Sikap tertutup kepala desa dan nada tinggi yang ditunjukkan Ahmad Yusuf kepada wartawan semakin menambah tanda tanya publik. Ketika kepala desa dimintai tanggapan soal hasil klarifikasi, justru ahmad yusuf yang menjawab singkat dalam bahasa Mandailing: “Ho kan marsapa, jadi inda dong,” yang berarti: “Kau kan bertanya, jadi tidak ada.” – sebuah pernyataan yang dinilai tidak pantas dan tidak mencerminkan etika seorang pejabat publik dan atas dasar apa dia menjawab pertanyaan media yang di tanyakan kepada kepala desa ?
Ketua Gerakan Pemuda Mahasiswa Simpang Sordang (GPM SimSor) sekaligus pelapor, Rizal Bakri, menegaskan:
“Saya yakin dan percaya Inspektorat Mandailing Natal akan bekerja secara profesional.

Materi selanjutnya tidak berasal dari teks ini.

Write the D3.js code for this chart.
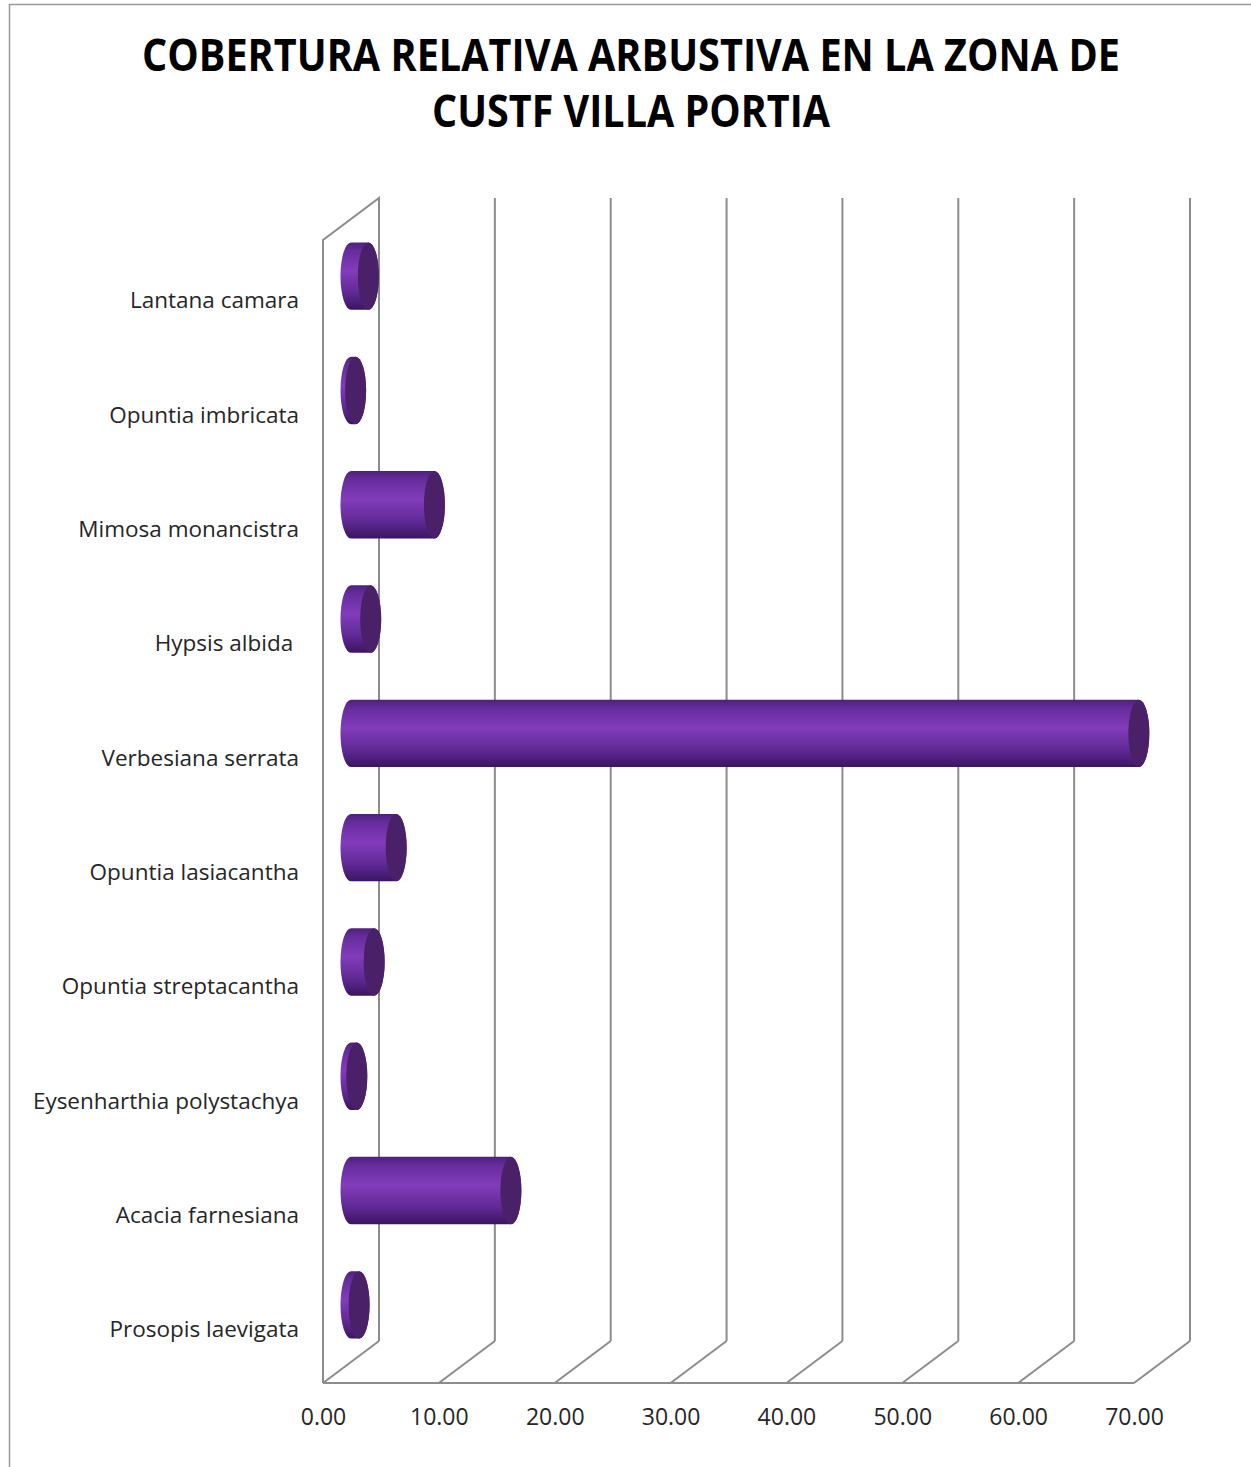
<!DOCTYPE html>
<html>
<head>
<meta charset="utf-8">
<script src="https://cdn.jsdelivr.net/npm/d3@7/dist/d3.min.js"></script>
<style>
  html, body { margin: 0; padding: 0; background: #fff; }
  svg text { white-space: pre; }
</style>
</head>
<body>
<svg id="chart" width="1251" height="1467"></svg>
<script>
// Species, top to bottom as drawn
const species = [
  "Lantana camara",
  "Opuntia imbricata",
  "Mimosa monancistra",
  "Hypsis albida ",
  "Verbesiana serrata",
  "Opuntia lasiacantha",
  "Opuntia streptacantha",
  "Eysenharthia polystachya",
  "Acacia farnesiana",
  "Prosopis laevigata"
];
// Relative cover (%)
const cover = [1.5, 0.4, 7.2, 1.7, 68.0, 3.9, 2.0, 0.5, 13.8, 0.7];
const xTicks = [0, 10, 20, 30, 40, 50, 60, 70];
const titleLines = ["COBERTURA RELATIVA ARBUSTIVA EN LA ZONA DE", "CUSTF VILLA PORTIA"];

const svg = d3.select("#chart");
const font = "'Open Sans', 'Noto Sans', sans-serif";
const gridColor = "#8c8c8c";

// 3D depth offset of the back walls
const depthX = 56, depthY = -42;

const x = d3.scaleLinear().domain([0, 70]).range([323, 1134]);
const y = d3.scaleBand().domain(species).range([240, 1383]).paddingInner(0).paddingOuter(0);

// Outer chart frame
svg.append("rect")
  .attr("x", 9.5).attr("y", 4.5).attr("width", 1260).attr("height", 1480)
  .attr("fill", "none").attr("stroke", "#9a9a9a").attr("stroke-width", 1.5);

// Title
svg.append("g").selectAll("text").data(titleLines).join("text")
  .attr("x", 631).attr("y", (d, i) => 71 + i * 56)
  .attr("text-anchor", "middle")
  .attr("font-family", font).attr("font-weight", 700).attr("font-size", 44)
  .attr("textLength", (d, i) => i === 0 ? 978 : 398)
  .attr("lengthAdjust", "spacingAndGlyphs")
  .attr("fill", "#000")
  .text(d => d);

const grid = svg.append("g").attr("stroke", gridColor).attr("stroke-width", 2).attr("fill", "none");
const plotTop = y.range()[0], plotBottom = y.range()[1];

// Left wall outline
grid.append("path")
  .attr("d", `M${x(0)},${plotBottom} L${x(0)},${plotTop} L${x(0) + depthX},${plotTop + depthY} L${x(0) + depthX},${plotBottom + depthY}`);

// Back-wall vertical gridlines
grid.selectAll(".vgrid").data(xTicks).join("line")
  .attr("class", "vgrid")
  .attr("x1", d => x(d) + depthX).attr("x2", d => x(d) + depthX)
  .attr("y1", plotTop + depthY).attr("y2", plotBottom + depthY);

// Floor: front edge and depth lines
grid.append("line")
  .attr("x1", x(0)).attr("x2", x(70)).attr("y1", plotBottom).attr("y2", plotBottom);
grid.selectAll(".floor").data(xTicks).join("line")
  .attr("class", "floor")
  .attr("x1", d => x(d)).attr("y1", plotBottom)
  .attr("x2", d => x(d) + depthX).attr("y2", plotBottom + depthY);

// Cylinder shading
const defs = svg.append("defs");
const grad = defs.append("linearGradient").attr("id", "cyl")
  .attr("x1", 0).attr("y1", 0).attr("x2", 0).attr("y2", 1);
[[0, "#4e2179"], [0.12, "#652c9c"], [0.42, "#823cbb"], [0.75, "#5f2994"], [1, "#3a1560"]]
  .forEach(([o, c]) => grad.append("stop").attr("offset", o).attr("stop-color", c));

// Cylinders sit half-way into the depth
const midX = depthX / 2, midY = depthY / 2;
const barH = y.bandwidth() * 0.59;
const ry = barH / 2, rx = 10.5;

const bars = svg.append("g").selectAll("g").data(species.map((s, i) => ({ s, v: cover[i] }))).join("g");
bars.append("path")
  .attr("fill", "url(#cyl)")
  .attr("d", d => {
    const cy = y(d.s) + y.bandwidth() / 2 + midY;
    const x0 = x(0) + midX, x1 = x(d.v) + midX;
    const yt = cy - ry, yb = cy + ry;
    return `M${x0},${yt} L${x1},${yt} A${rx},${ry} 0 0 1 ${x1},${yb} L${x0},${yb} A${rx},${ry} 0 0 1 ${x0},${yt} Z`;
  });
bars.append("ellipse")
  .attr("cx", d => x(d.v) + midX)
  .attr("cy", d => y(d.s) + y.bandwidth() / 2 + midY)
  .attr("rx", rx).attr("ry", ry)
  .attr("fill", "#4a2068");

// Value axis labels
const xAxis = svg.append("g")
  .attr("transform", `translate(0,${plotBottom})`)
  .call(d3.axisBottom(x).tickValues(xTicks).tickFormat(d3.format(".2f")).tickSize(0).tickPadding(26));
xAxis.select(".domain").remove();
xAxis.selectAll("text").attr("font-family", font).attr("font-size", 23).attr("fill", "#262626");

// Category labels
const yAxis = svg.append("g")
  .attr("transform", `translate(${x(0)},0)`)
  .call(d3.axisLeft(y).tickSize(0).tickPadding(24));
yAxis.select(".domain").remove();
yAxis.selectAll("text").attr("font-family", font).attr("font-size", 22.5).attr("fill", "#262626")
  .attr("dy", "0.5em");
</script>
</body>
</html>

Jangan ada ikut campur dan intervensi dari pihak manapun, termasuk Ahmad Yusuf Nasution, anggota DPRD Madina Fraksi PKS, yang ikut mendampingi terlapor.”
Jika DPRD sebagai lembaga pengawas justru membela pelanggaran yang sedang diawasi, maka fungsi kontrol itu sendiri menjadi rusak. Kejadian ini menimbulkan pertanyaan serius tentang komitmen DPRD terhadap transparansi, keadilan, dan supremasi hukum.

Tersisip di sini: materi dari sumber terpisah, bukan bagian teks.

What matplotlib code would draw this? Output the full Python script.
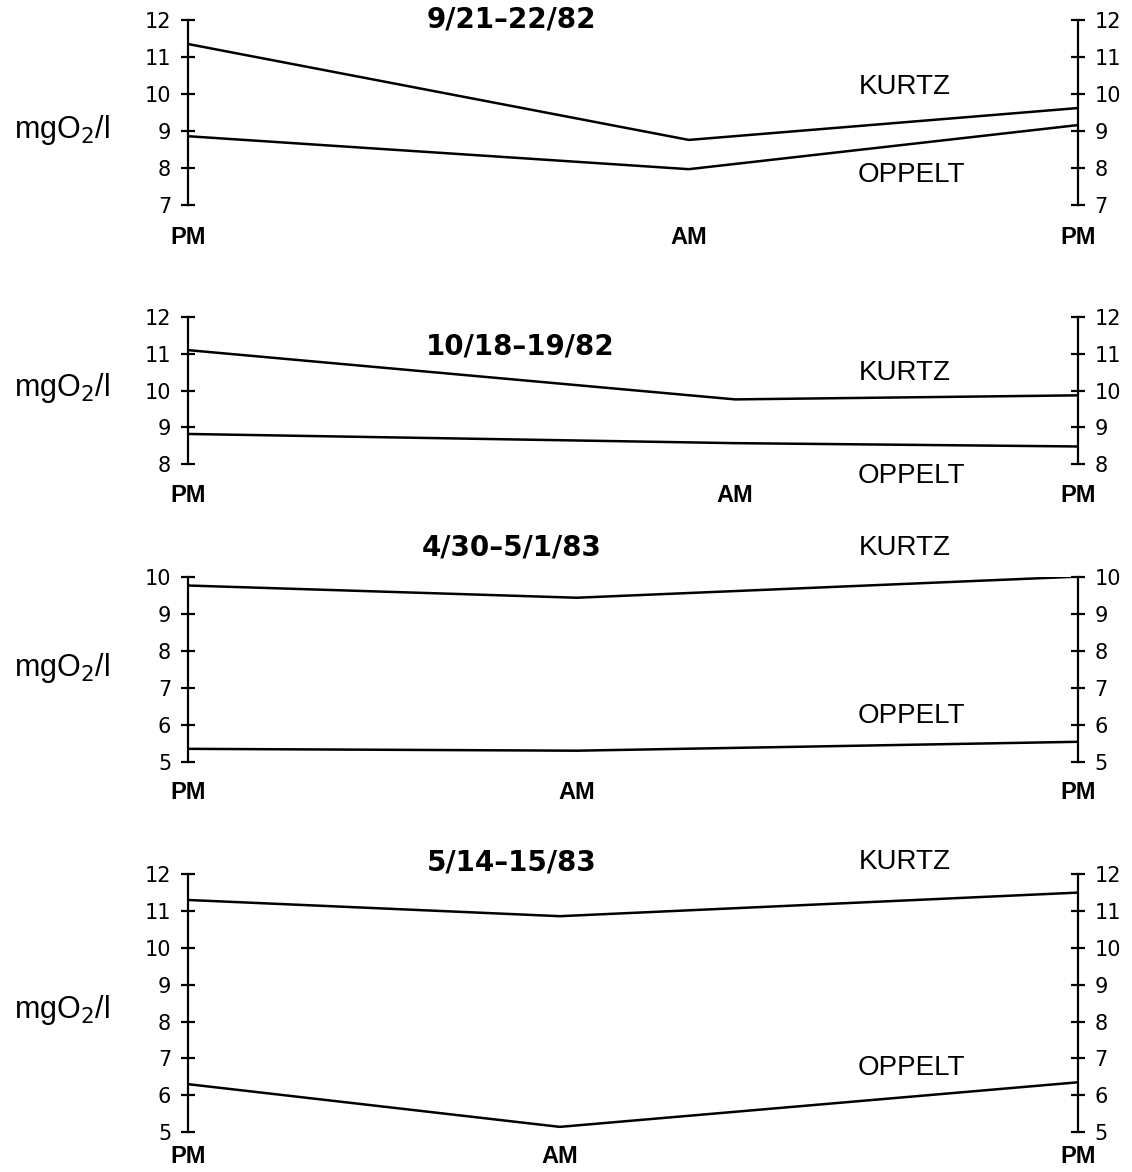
import matplotlib.pyplot as plt

plt.rcParams['font.family'] = ['Liberation Sans', 'DejaVu Sans']

# sampling times: PM, AM, PM
time_labels = ['PM', 'AM', 'PM']
dates = ['9/21\u201322/82', '10/18\u201319/82', '4/30\u20135/1/83', '5/14\u201315/83']
# relative position of the AM sample on each time axis
am_pos = [0.563, 0.615, 0.437, 0.418]

kurtz = [
    [11.35, 8.76, 9.62],
    [11.10, 9.76, 9.87],
    [9.76, 9.43, 10.0],
    [11.30, 10.86, 11.50],
]
oppelt = [
    [8.86, 7.97, 9.16],
    [8.82, 8.57, 8.48],
    [5.35, 5.30, 5.54],
    [6.30, 5.14, 6.35],
]
ylims = [(7, 12), (8, 12), (5, 10), (5, 12)]

# axes boxes [left, bottom, width, height] in figure fraction
boxes = [
    [0.166, 0.825, 0.786, 0.158],
    [0.166, 0.604, 0.786, 0.1255],
    [0.166, 0.350, 0.786, 0.158],
    [0.166, 0.0341, 0.786, 0.220],
]
# label positions in axes fraction
ylab_y = [0.405, 0.517, 0.508, 0.473]
title_xy = [(0.364, 1.0), (0.373, 0.80), (0.364, 1.157), (0.364, 1.047)]
kurtz_y = [0.638, 0.619, 1.157, 1.047]
oppelt_y = [0.162, -0.082, 0.249, 0.248]
ampm_pad = [15, 14, 14, 9]

fig = plt.figure(figsize=(11.32, 11.72), dpi=100)

for i in range(4):
    ax = fig.add_axes(boxes[i])
    x = [0, am_pos[i], 1]
    ax.plot(x, kurtz[i], color='black', lw=1.8, solid_joinstyle='miter')
    ax.plot(x, oppelt[i], color='black', lw=1.8, solid_joinstyle='miter')

    lo, hi = ylims[i]
    ax.set_xlim(0, 1)
    ax.set_ylim(lo, hi)
    ax.set_yticks(range(lo, hi + 1))
    ax.tick_params(axis='y', direction='inout', length=10, width=1.6,
                   left=True, right=True, labelleft=True, labelright=True,
                   labelsize=15, pad=7)
    for lab in ax.get_yticklabels():
        lab.set_family('DejaVu Sans')
    ax.set_xticks(x)
    ax.set_xticklabels(time_labels, fontsize=17, fontweight='bold')
    ax.tick_params(axis='x', length=0, pad=ampm_pad[i])

    for s in ['top', 'bottom']:
        ax.spines[s].set_visible(False)
    for s in ['left', 'right']:
        ax.spines[s].set_linewidth(1.6)

    ax.text(-0.142, ylab_y[i], 'mgO$_2$/l', transform=ax.transAxes,
            ha='center', va='center', fontsize=22)
    ax.text(title_xy[i][0], title_xy[i][1], dates[i], transform=ax.transAxes,
            ha='center', va='center', fontsize=20, fontweight='bold',
            family='DejaVu Sans')
    ax.text(0.806, kurtz_y[i], 'KURTZ', transform=ax.transAxes,
            ha='center', va='center', fontsize=20)
    ax.text(0.813, oppelt_y[i], 'OPPELT', transform=ax.transAxes,
            ha='center', va='center', fontsize=20)

fig.savefig('out.png', dpi=100)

Masyarakat kini menanti ketegasan Inspektorat untuk menjaga independensi pemeriksaan dan mencegah segala bentuk tekanan politik yang berpotensi mengganggu objektivitas proses. Lembaga ini harus menjadi benteng terakhir untuk memastikan penggunaan keuangan desa benar-benar berpihak kepada rakyat. *** (Magrifatulloh).